If $\hat{A}\vec{X}=\lambda\vec{X}$ then $\hat{A}^{-1}\vec{X}=\frac{1}{\lambda}\vec{X}$

And what if $\lambda=0$?

2. Oct 31, 2012

micromass

Staff Emeritus
0 can never be an eigenvalue of an invertible matrix. So if $\lambda=0$, then $\hat{A}$ is not invertible, so $\hat{A}^{-1}$ makes no sense.

3. Nov 1, 2012

matematikuvol

Is there some easy way to see that?

4. Nov 1, 2012

AlephZero

If $X$ is an eigenvector of $A$ with eigenvalue zero, then $AX = 0$ and $X \ne 0$.

But if $A$ is non-singular, then $X = A^{-1}0 = 0$.

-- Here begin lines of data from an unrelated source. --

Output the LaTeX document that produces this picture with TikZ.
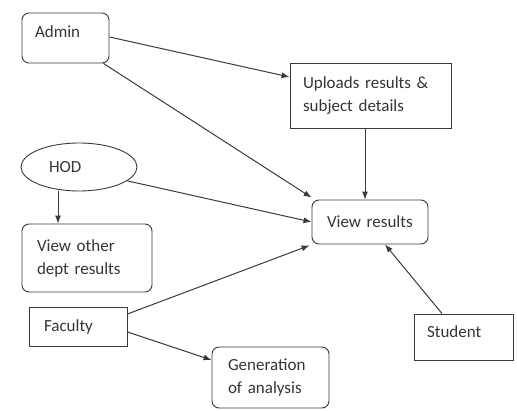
\documentclass[tikz,border=0pt]{standalone}
\usepackage{fontspec}
\setmainfont{Carlito}
\usetikzlibrary{arrows.meta,shapes.geometric}
\definecolor{ink}{HTML}{3A3A3A}
\definecolor{txt}{HTML}{353535}
\tikzset{
  every node/.style={font=\fontsize{17}{23}\selectfont, text=txt},
  base/.style={draw=ink, line width=0.9pt, align=left, inner ysep=0pt},
  rbox/.style={base, rounded corners=7pt},
  sbox/.style={base},
  conn/.style={draw=ink, line width=1pt, -{Latex[length=8pt,width=6pt]}},
}
\begin{document}
\begin{tikzpicture}[x=1pt,y=-1pt]
\useasboundingbox (0,0) rectangle (517,410);
\node[rbox, minimum width=87pt, minimum height=50pt, inner xsep=13pt, text width=61pt, text depth=13pt] (admin) at (65.5,38) {Admin};
\node[sbox, minimum width=161pt, minimum height=65pt, inner xsep=13pt, text width=135pt] (upl) at (370.5,95.5) {Uploads results \&\\subject details};
\node[ellipse, draw=ink, line width=0.9pt, minimum width=116pt, minimum height=48pt, inner sep=0pt, text width=60pt, align=left] (hod) at (79,167) {HOD};
\node[rbox, minimum width=116pt, minimum height=44pt, inner xsep=15pt, text width=86pt] (view) at (370,222) {View results};
\node[rbox, minimum width=130pt, minimum height=68pt, inner xsep=15pt, text width=100pt] (other) at (87,258) {View other\\dept results};
\node[sbox, minimum width=98pt, minimum height=39pt, inner xsep=15pt, text width=68pt] (fac) at (78,326.5) {Faculty};
\node[rbox, minimum width=117pt, minimum height=61pt, inner xsep=16pt, text width=85pt] (gen) at (270.5,377.5) {Generation\\of analysis};
\node[sbox, minimum width=99pt, minimum height=46pt, inner xsep=13pt, text width=73pt, text depth=11pt] (stu) at (463.5,337) {Student};
\draw[conn] ([yshift=1pt]admin.east) -- ([yshift=18.5pt]upl.west);
\draw[conn] ([xshift=-6pt]admin.south east) -- ([yshift=2pt]view.north west);
\draw[conn] (hod.-16) -- (view.west);
\draw[conn] ([xshift=-21pt]hod.south) -- ([xshift=-29pt]other.north);
\draw[conn] ([xshift=-5.5pt]upl.south) -- ([xshift=-5pt]view.north);
\draw[conn] ([yshift=12.5pt]fac.east) -- ([xshift=-2pt,yshift=-1pt]view.south west);
\draw[conn] ([yshift=-5.5pt]fac.east) -- ([yshift=17.5pt]gen.west);
\draw[conn] ([xshift=-21.5pt]stu.north) -- ([xshift=15pt]view.south);
\end{tikzpicture}
\end{document}
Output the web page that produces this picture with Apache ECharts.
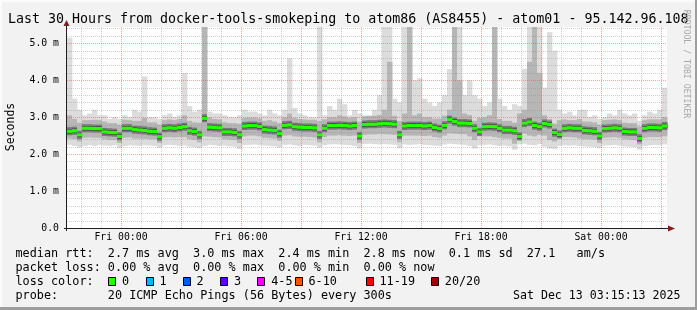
<!DOCTYPE html>
<html><head><meta charset="utf-8">
<script src="https://cdn.jsdelivr.net/npm/echarts@6/dist/echarts.min.js"></script>
<style>html,body{margin:0;padding:0;background:#f2f2f2}#c{width:697px;height:310px}</style>
</head><body><div id="c"></div>
<script>
// ---- data (hours relative to Fri 00:00, 15-minute slots, values in ms) ----
const startHour = -2.7;
const stepHours = 0.25;
const median = [
 2.62,2.63,2.52,2.70,2.70,2.69,2.69,2.60,2.59,2.58,
 2.48,2.70,2.70,2.66,2.65,2.64,2.62,2.61,2.47,2.70,
 2.71,2.70,2.72,2.74,2.63,2.61,2.52,2.97,2.73,2.72,
 2.71,2.60,2.60,2.59,2.52,2.76,2.77,2.77,2.75,2.66,
 2.65,2.64,2.55,2.78,2.79,2.74,2.73,2.72,2.72,2.71,
 2.52,2.70,2.77,2.77,2.78,2.77,2.76,2.77,2.49,2.80,
 2.81,2.81,2.82,2.83,2.82,2.81,2.52,2.76,2.77,2.77,
 2.77,2.76,2.77,2.72,2.69,2.78,2.93,2.88,2.84,2.84,
 2.83,2.70,2.60,2.74,2.75,2.74,2.70,2.65,2.65,2.63,
 2.48,2.84,2.87,2.77,2.74,2.83,2.80,2.58,2.53,2.70,
 2.71,2.70,2.70,2.64,2.63,2.62,2.49,2.69,2.70,2.71,
 2.70,2.61,2.60,2.60,2.43,2.70,2.72,2.72,2.71,2.76];
const smokeMin = [
 2.25,2.22,2.18,2.22,2.24,2.22,2.25,2.23,2.22,2.24,
 2.16,2.22,2.24,2.23,2.22,2.24,2.23,2.22,2.17,2.24,
 2.25,2.24,2.22,2.23,2.20,2.18,2.16,2.22,2.25,2.24,
 2.22,2.23,2.21,2.20,2.14,2.24,2.25,2.26,2.24,2.23,
 2.22,2.21,2.18,2.25,2.26,2.24,2.22,2.25,2.24,2.23,
 2.17,2.24,2.26,2.27,2.26,2.25,2.24,2.22,2.15,2.27,
 2.28,2.27,2.26,2.27,2.26,2.25,2.16,2.26,2.25,2.26,
 2.27,2.25,2.24,2.23,2.22,2.26,2.28,2.27,2.26,2.25,
 2.22,2.15,2.24,2.25,2.26,2.24,2.22,2.23,2.21,2.12,
 2.26,2.28,2.25,2.24,2.27,2.20,2.15,2.14,2.22,2.24,
 2.23,2.24,2.22,2.21,2.20,2.19,2.16,2.23,2.24,2.25,
 2.23,2.21,2.20,2.19,2.12,2.22,2.24,2.25,2.24,2.26];
const smokeLowMid = [
 2.42,2.40,2.34,2.44,2.45,2.44,2.44,2.40,2.38,2.38,
 2.30,2.44,2.45,2.42,2.42,2.41,2.40,2.40,2.30,2.45,
 2.46,2.45,2.46,2.46,2.40,2.38,2.32,2.48,2.47,2.46,
 2.45,2.40,2.39,2.38,2.30,2.48,2.50,2.50,2.48,2.44,
 2.43,2.42,2.36,2.50,2.51,2.48,2.47,2.47,2.46,2.45,
 2.32,2.46,2.50,2.50,2.51,2.50,2.49,2.50,2.30,2.52,
 2.53,2.53,2.54,2.54,2.53,2.52,2.32,2.50,2.50,2.50,
 2.50,2.49,2.50,2.46,2.44,2.50,2.56,2.55,2.54,2.54,
 2.48,2.38,2.48,2.48,2.48,2.46,2.44,2.42,2.42,2.28,
 2.52,2.55,2.50,2.48,2.52,2.50,2.38,2.34,2.46,2.46,
 2.46,2.45,2.42,2.40,2.40,2.39,2.30,2.44,2.45,2.46,
 2.44,2.40,2.39,2.38,2.26,2.44,2.46,2.46,2.46,2.48];
const smokeHighMid = [
 3.05,2.95,2.85,2.92,2.92,2.93,2.92,2.88,2.84,2.84,
 2.80,2.93,2.92,2.90,2.90,2.98,2.86,2.86,2.80,2.92,
 2.94,2.92,2.95,3.05,2.90,2.86,2.85,5.44,3.00,2.95,
 2.94,2.86,2.84,2.84,2.82,2.98,2.99,2.99,2.97,2.90,
 2.92,2.88,2.84,3.00,3.10,2.98,2.95,2.94,2.93,2.93,
 2.90,2.94,3.00,3.00,3.05,3.02,2.98,3.00,2.88,3.02,
 3.03,3.04,3.06,3.20,4.50,3.04,2.90,3.10,5.44,3.05,
 3.10,3.00,3.00,2.96,2.96,3.04,3.20,5.44,4.00,3.10,
 3.06,2.90,2.98,3.00,3.05,5.44,2.95,2.90,2.90,2.85,
 3.10,3.20,4.50,5.44,4.20,3.05,2.95,2.82,2.92,2.94,
 2.92,2.92,2.95,2.88,2.88,2.86,2.80,2.92,2.93,2.94,
 2.92,2.85,2.84,2.84,2.75,2.92,2.94,2.94,2.94,3.00];
const smokeMax = [
 5.15,3.50,3.20,3.05,3.10,3.20,3.05,3.05,2.95,3.00,
 2.95,3.05,3.00,3.20,3.15,4.10,3.00,3.00,2.95,3.05,
 3.10,3.00,3.05,4.20,3.30,3.15,3.20,5.44,3.15,3.10,
 3.10,3.05,3.00,3.00,3.05,3.20,3.15,3.15,3.10,3.05,
 3.20,3.10,3.05,3.20,4.60,3.25,3.10,3.05,3.00,3.00,
 5.44,3.05,3.30,3.20,3.50,3.35,3.05,3.20,3.10,3.05,
 3.05,3.20,3.60,5.44,5.44,3.50,3.40,5.44,5.44,4.00,
 4.05,3.50,3.40,3.30,3.40,3.60,4.30,5.44,5.44,3.60,
 4.00,3.60,3.50,3.30,3.40,5.44,3.50,3.30,3.20,3.35,
 3.30,4.30,5.44,5.44,5.44,3.80,5.30,4.80,3.20,3.10,
 3.15,3.05,3.20,3.20,3.00,3.05,2.95,3.00,3.10,3.05,
 3.20,3.10,3.05,3.10,2.90,3.05,3.15,3.10,3.20,3.80];
const yTickValues = [0, 1, 2, 3, 4, 5];
const xTickHours = [0, 6, 12, 18, 24];
const xTickLabels = ['Fri 00:00', 'Fri 06:00', 'Fri 12:00', 'Fri 18:00', 'Sat 00:00'];
const lossLabels = ['0', '1', '2', '3', '4-5', '6-10', '11-19', '20/20'];
const lossColors = ['#26ff00', '#00b8ff', '#0059ff', '#5e00ff', '#ff00ff', '#ff5500', '#ff0000', '#a10000'];
const titleText = 'Last 30 Hours from docker-tools-smokeping to atom86 (AS8455) - atom01 - 95.142.96.108';
const statLines = [
 'median rtt:  2.7 ms avg  3.0 ms max  2.4 ms min  2.8 ms now  0.1 ms sd  27.1   am/s',
 'packet loss: 0.00 % avg  0.00 % max  0.00 % min  0.00 % now',
 'loss color:',
 'probe:       20 ICMP Echo Pings (56 Bytes) every 300s'
];
const dateText = 'Sat Dec 13 03:15:13 2025';
const yMax = 5.44;

// ---- chart ----
const MONO = '"DejaVu Sans Mono", monospace';
const chart = echarts.init(document.getElementById('c'), null, {width: 697, height: 310});
const rows = median.map((m, i) => [startHour + i * stepHours, startHour + (i + 1) * stepHours,
  smokeMin[i], smokeLowMid[i], smokeHighMid[i], smokeMax[i], m]);

function band(api, x0, x1, lo, hi, fill) {
  const a = api.coord([x0, hi]), b = api.coord([x1, lo]);
  return {type: 'rect', shape: {x: a[0], y: a[1], width: b[0] - a[0] + 0.4, height: b[1] - a[1]},
    style: {fill: fill}};
}

const gridRows = [];
for (let h = Math.ceil(startHour); h <= startHour + 30; h++) gridRows.push([0, h, h % 3 === 0 ? 1 : 0]);
for (let k = 1; k * 0.2 < yMax; k++) gridRows.push([1, +(k * 0.2).toFixed(1), k % 5 === 0 ? 1 : 0]);

const graphic = [];
graphic.push({type: 'rect', shape: {x: 0, y: 0, width: 697, height: 2}, style: {fill: '#fbfbfb'}, silent: true});
graphic.push({type: 'rect', shape: {x: 0, y: 0, width: 2, height: 310}, style: {fill: '#fbfbfb'}, silent: true});
graphic.push({type: 'rect', shape: {x: 695, y: 0, width: 2, height: 310}, style: {fill: '#9e9e9e'}, silent: true});
graphic.push({type: 'rect', shape: {x: 0, y: 307, width: 697, height: 3}, style: {fill: '#9e9e9e'}, silent: true});
// axes lines and arrows
graphic.push({type: 'line', shape: {x1: 64, y1: 228.5, x2: 670, y2: 228.5}, style: {stroke: '#1f1f1f', lineWidth: 1}, z: 20});
graphic.push({type: 'line', shape: {x1: 66.5, y1: 231, x2: 66.5, y2: 24}, style: {stroke: '#1f1f1f', lineWidth: 1}, z: 20});
graphic.push({type: 'polygon', shape: {points: [[668, 225.5], [675, 228.5], [668, 231.5]]}, style: {fill: '#801f1f'}, z: 20});
graphic.push({type: 'polygon', shape: {points: [[63.5, 26], [66.5, 20], [69.5, 26]]}, style: {fill: '#801f1f'}, z: 20});
// title
graphic.push({type: 'text', x: 8, y: 19.5, style: {text: titleText, font: '13.3px ' + MONO, fill: '#000', textVerticalAlign: 'middle'}, z: 20});
// y axis name
graphic.push({type: 'text', x: 11, y: 127, rotation: Math.PI / 2,
  style: {text: 'Seconds', font: '11.5px ' + MONO, fill: '#000', textAlign: 'center', textVerticalAlign: 'middle'}, z: 20});
// rrdtool credit
graphic.push({type: 'text', x: 686.5, y: 64, rotation: -Math.PI / 2,
  style: {text: 'RRDTOOL / TOBI OETIKER', font: '8.2px ' + MONO, fill: '#a8a8a8', textAlign: 'center', textVerticalAlign: 'middle'}, z: 20});
// legend lines
const lineY = [254, 268.2, 282.3, 296.4];
statLines.forEach((t, i) => graphic.push({type: 'text', x: 15.5, y: lineY[i],
  style: {text: t, font: '11.8px ' + MONO, fill: '#000', textVerticalAlign: 'middle'}, z: 20}));
graphic.push({type: 'text', x: 680.5, y: lineY[3],
  style: {text: dateText, font: '11.6px ' + MONO, fill: '#000', textAlign: 'right', textVerticalAlign: 'middle'}, z: 20});
const boxX = [108.3, 145.6, 182.8, 220.1, 257.4, 294.7, 365.7, 431];
lossLabels.forEach((lab, i) => {
  graphic.push({type: 'rect', shape: {x: Math.round(boxX[i]) + 0.5, y: 277.5, width: 7, height: 8},
    style: {fill: lossColors[i], stroke: '#000', lineWidth: 1}, z: 20});
  graphic.push({type: 'text', x: boxX[i] + 13.8, y: lineY[2],
    style: {text: lab, font: '11.8px ' + MONO, fill: '#000', textVerticalAlign: 'middle'}, z: 20});
});

chart.setOption({
  animation: false,
  backgroundColor: '#f2f2f2',
  grid: {left: 67, top: 27, width: 600, height: 201, show: true, backgroundColor: '#ffffff', borderWidth: 0},
  xAxis: {type: 'value', min: startHour, max: startHour + 30,
    axisLine: {show: false}, axisTick: {show: false}, splitLine: {show: false},
    axisLabel: {customValues: xTickHours, margin: 4, color: '#000', fontFamily: 'DejaVu Sans Mono', fontSize: 9.8,
      formatter: v => xTickLabels[xTickHours.indexOf(Math.round(v))] || ''}},
  yAxis: {type: 'value', min: 0, max: yMax, interval: 1,
    axisLine: {show: false}, axisTick: {show: false}, splitLine: {show: false},
    axisLabel: {margin: 8, color: '#000', fontFamily: 'DejaVu Sans Mono', fontSize: 9.8,
      customValues: yTickValues,
      formatter: v => v === 0 ? '0.0' : v.toFixed(1) + ' m'}},
  graphic: graphic,
  series: [
    {type: 'custom', name: 'smoke', z: 2, silent: true, data: rows, encode: {x: [0, 1], y: [2, 5]},
      renderItem: (p, api) => {
        const x0 = api.value(0), x1 = api.value(1), m = api.value(6);
        return {type: 'group', children: [
          band(api, x0, x1, api.value(2), api.value(5), '#dcdcdc'),
          band(api, x0, x1, api.value(3), api.value(4), '#b6b6b6'),
          band(api, x0, x1, m - 0.11, m + 0.11, '#7a7a7a'),
          band(api, x0, x1, m - 0.06, m + 0.06, '#333333')
        ]};
      }},
    {type: 'custom', name: 'grid', z: 3, silent: true, data: gridRows, encode: {x: 1, y: 1},
      renderItem: (p, api) => {
        const o = api.value(0), v = api.value(1), major = api.value(2);
        let a, b;
        if (o === 0) { a = api.coord([v, 0]); b = api.coord([v, yMax]); a[0] = b[0] = Math.round(a[0]) + 0.5; }
        else { a = api.coord([startHour, v]); b = api.coord([startHour + 30, v]); a[1] = b[1] = Math.round(a[1]) + 0.5; }
        return {type: 'line', shape: {x1: a[0], y1: a[1], x2: b[0], y2: b[1]},
          style: {stroke: major ? 'rgba(222,79,79,0.5)' : 'rgba(143,143,143,0.42)', lineWidth: 1, lineDash: [1, 1]}};
      }},
    {type: 'custom', name: 'median', z: 4, silent: true, data: rows, encode: {x: [0, 1], y: 6},
      renderItem: (p, api) => {
        const x0 = api.value(0), x1 = api.value(1), m = api.value(6);
        return band(api, x0, x1, m - 0.045, m + 0.045, lossColors[0]);
      }}
  ]
});
</script></body></html>
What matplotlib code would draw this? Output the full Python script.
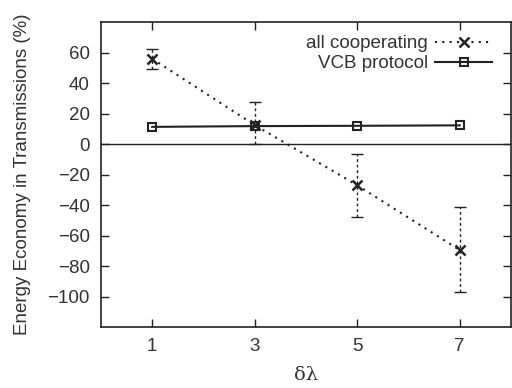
import matplotlib
matplotlib.use("Agg")
import matplotlib.pyplot as plt

plt.rcParams['font.family'] = ['Liberation Sans', 'DejaVu Sans']

delta_lambda = [1, 3, 5, 7]
coop_mean = [56, 12.5, -27, -69.5]
coop_low = [49.5, 0, -47.5, -97]
coop_high = [62.5, 27.5, -6.5, -41.5]
vcb_mean = [11.3, 11.8, 12.0, 12.3]

ink = '#222222'
text_c = '#333333'

fig = plt.figure(figsize=(5.12, 3.88), dpi=100)
ax = fig.add_axes([0.197, 0.157, 0.801, 0.786])

yerr = [[m - lo for m, lo in zip(coop_mean, coop_low)],
        [hi - m for m, hi in zip(coop_mean, coop_high)]]

ax.axhline(0, color=ink, lw=1.0, zorder=1)

eb = ax.errorbar(delta_lambda, coop_mean, yerr=yerr, fmt='none',
                 ecolor=ink, elinewidth=1.0, capsize=4, capthick=1.0, zorder=2)
for lc in eb[2]:
    lc.set_linestyle((0, (2, 2)))

ax.plot(delta_lambda, coop_mean, linestyle=(0, (1, 2.5)), color=ink, lw=1.5,
        marker='x', markersize=7, markeredgewidth=1.8, label='all cooperating', zorder=3)
ax.plot(delta_lambda, vcb_mean, linestyle='-', color=ink, lw=1.5,
        marker='s', markersize=6, markerfacecolor='none', markeredgewidth=1.5,
        label='VCB protocol', zorder=3)

ax.set_xlim(0, 8)
ax.set_ylim(-120, 80)
ax.set_xticks(delta_lambda)
ax.set_yticks(range(-100, 61, 20))
ax.set_yticklabels([str(v).replace('-', '\u2212') for v in range(-100, 61, 20)])
ax.tick_params(direction='in', top=True, right=True, length=6, width=1,
               colors=ink, labelcolor=text_c, labelsize=13.5, pad=8)
for s in ax.spines.values():
    s.set_color(ink)
    s.set_linewidth(1.2)

ax.set_xlabel('\u03b4\u03bb', fontsize=14, color=text_c, family=['DejaVu Serif'], labelpad=8)
ax.set_ylabel('Energy Economy in Transmissions (%)', fontsize=13.5, color=text_c, labelpad=12)

leg = ax.legend(loc='upper right', frameon=False, markerfirst=False, fontsize=13.5,
                handlelength=3.0, handletextpad=0.4, labelspacing=0.15,
                borderaxespad=0.3, bbox_to_anchor=(0.985, 1.0))
for t in leg.get_texts():
    t.set_color(text_c)

fig.savefig('out.png', dpi=100)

For any matrix $A$, only one of the above can be true.

5. Nov 1, 2012

homeomorphic

To put it less formally (but perhaps less transparently if you haven't gone far in linear algebra yet), in order for a matrix to have an inverse, it has to be associated to a one to one linear transformation. If you can hit a vector, v, with a linear map T and kill it (make it zero), then you hit λv with T and kill it for any scalar λ, so the map is not one to one because the pre-image of 0 (or any other vector) contains at least one parameter worth of stuff.